Ce genre de festival de plein air ne représente pas une originalité en elle-même. Au fait, nous vivons un retour au cinéma projeté sur les murs. Autrefois, dans les villages, le camion de la Satpec (Société anonyme tunisienne de production et d’exploitation cinématographique), muni d’un appareil de projection, projetait sur les murs d’une bâtisse un film. Personnellement, j’ai appris à connaître et à aimer le cinéma de cette façon. Les habitants du village apportaient leur matelas ou leur tabouret pour assister à la projection. L’affluence du public était grande à cette époque. Plus tard, les salles de cinéma ont fait leur apparition dans les régions de l’intérieur du pays.
Les salles de cinéma n’étaient pas fréquentées par les femmes. C’est avec le film «ElRissala» (Le message) de Mustapha Akkad que les femmes se sont rendues dans les salles de cinéma. Pour ma part, j’ai fréquenté dans ma jeunesse les ciné-clubs qui organisaient des séances de films culturels d’un bon niveau à l’issue desquelles il y avait des débats parfois houleux. Les filles venaient en nombre assister à ces projections et contribuaient aux débats qui étaient politisés.
Les films commerciaux de bas niveau n’attiraient pas un grand public. Les salles commençaient à être désertées d’autant plus que la censure intervenait en opérant des coupures dans les films.

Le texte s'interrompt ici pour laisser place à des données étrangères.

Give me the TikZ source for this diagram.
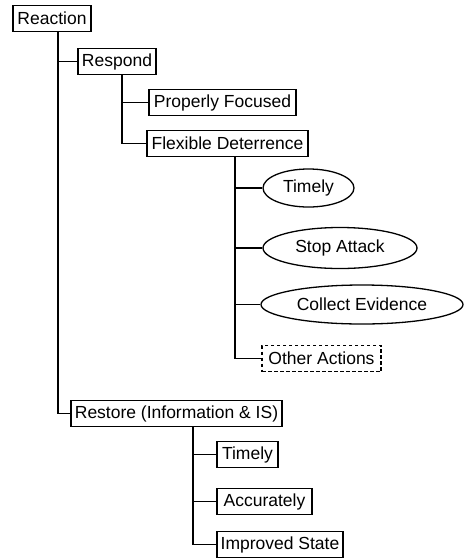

De nos jours, lorsqu’il y a eu un retour sur les espaces ouverts, comme les places publiques, le public a répondu à l’appel. Je me souviens qu’à Gabès, on organisait des projections sur la plage, mais le choix des films n’a pas attiré les spectateurs. Il faut un certain équilibre qui tienne compte du goût général du public.
Ce genre de festival peut réconcilier le public avec le cinéma. Je crois au pouvoir du cinéma et le message qu’il peut faire passer. L’énergie du public est importante pour l’artiste. L’interaction qui peut exister est valorisante pour le cinéaste et fait partie du spectacle.
L’originalité de l’idée et le traitement scénaristique et de mise en scène sont décisives pour un film qui doit comporter des éléments en rapport avec le cinéma et non pas la télévision. Qu’est-ce qui distingue une œuvre d’une autre si ce n’est la nouveauté dans la création d’une phrase cinématographique avec ses ponctuations et son rythme authentiques. Il y a des cinéastes qui font du copier-coller et d’autres sont dans une approche didactique scolaire.
Que pensez-vous des jeunes cinéastes ?
Les jeunes cinéastes diplômés des écoles de cinéma ont d’énormes difficultés à produire leurs films. Certains d’entre eux abandonnent le métier pour devenir taxistes ou pratiquer d’autres commerces plus rentables.
Le choix de faire du cinéma pour vivre de ce métier ou pour le pratiquer comme un loisir. Ceux parmi les jeunes qui choisissent la voie semée d’embûches du cinéma doivent prendre entièrement leur responsabilité et poursuivre leur carrière dans ce domaine ou l’abandonner à jamais.
Quels sont vos prochains projets ?
Actuellement, un grand producteur a fait appel à moi pour un rôle dans un feuilleton pour la télévision tunisienne mais il n’a pas encore obtenu l’accord de la commission de lecture. Par ailleurs, je vais participer en tant que directeur de comédiens à une production britannique qui sera diffusée au Bahreïn.
J’ai également présenté à la commission d’aide à la production d’un spectacle du ministère de la Culture un scénario d’un long documentaire sur Sidi Boulbaba qui sera présenté au mois de ramadan prochain. Je suis en train de terminer un film sur «Caid Sassi», un personnage historique du mouvement de libération nationale de la Tunisie entre 1952 et 1954.